Eine Bankenkrise der anderen Art
Dabei sei es aber nicht so einfach, einen Schuldigen zu finden. «Wir sind in einer andersartigen Bankenkrise als 2008», meint der Experte. Damals waren Kreditausfälle das Problem.
«Die Situation jetzt ist entstanden, weil die Nationalbanken die Zinsen viel zu lange sehr tief gehalten haben», sagt Wellershoff. Die tiefen Zinsen hätten das Kreditvolumen und die Bankenbilanzen aufgeblasen. Dann kam die Inflation. «Auch das ist kein Zufall bei den tiefen Zinsen.»
Wellershoff will aber nicht mit dem Finger auf die SNB zeigen. Die Inflationsrate sei hierzulande relativ klein, weshalb die Nationalbank die Zinsen sehr spät angehoben habe. «Darum hatten wir bis jetzt in der Schweiz auch noch kein Bankenproblem – ausser das Vertrauensproblem bei der CS.»
In den USA sei das Problem jedoch klar: Die US-Notenbank Fed stehe im Mittelpunkt der Verantwortlichkeit, so Wellershoff. Auch in Europa ist der Zinsdruck gross: «Es dürfte bei einigen europäischen Banken wackeln.» Denn die steigenden Zinsen zerstören das Eigenkapital und ruinieren so die Bilanzen der Institute.

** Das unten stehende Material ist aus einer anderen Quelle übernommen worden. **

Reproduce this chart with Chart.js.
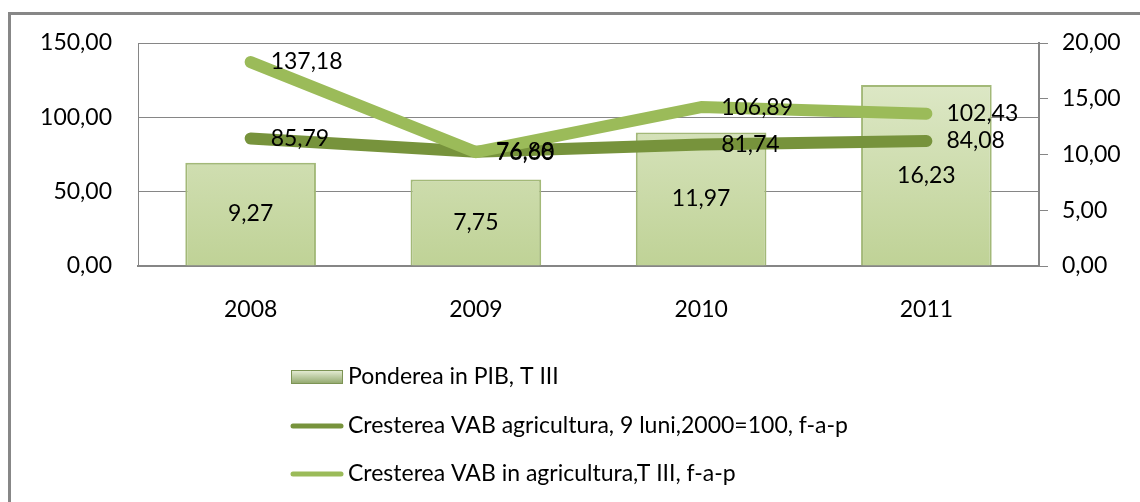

Kultur der Credit Suisse führte zu vielen Skandalen
In den USA ist es wegen der Krise zur zweit- und drittgrössten Bankverstaatlichung der Geschichte gekommen. Daraufhin, sagt Wellershoff, sei das Augenmerk auf andere mögliche Wackelkandidaten gefallen. «Aufgrund der Skandale der Vergangenheit zählt die Credit Suisse zu den schwachen Banken, die schon viel Vertrauen verloren haben», sagt Wellershoff. Den Grund dafür sieht auch Wellershoff in der Kultur der CS.
Mit der Übernahme der CS durch die UBS ist der Ökonom nicht glücklich. Wettbewerbstechnisch sei es eine unmögliche Situation. «Mantramässig wird erwähnt, dass es die einzige Lösung war», sagt er. Wellershoff sieht es anders: Wenn man früh genug die wahre Lage der CS gekannt hätte, wäre eine Verstaatlichung möglich gewesen.
«Da hat man geschlafen, ganz einfach», erklärt Wellershoff. Wer konkret besser aufpassen hätte müssen, müsse nun in Ruhe untersucht werden. «Man wird schauen, was bei der Fimna passiert ist und inwiefern die SNB noch mitgeredet hat. Und man wird auch das Finanzdepartement anschauen.»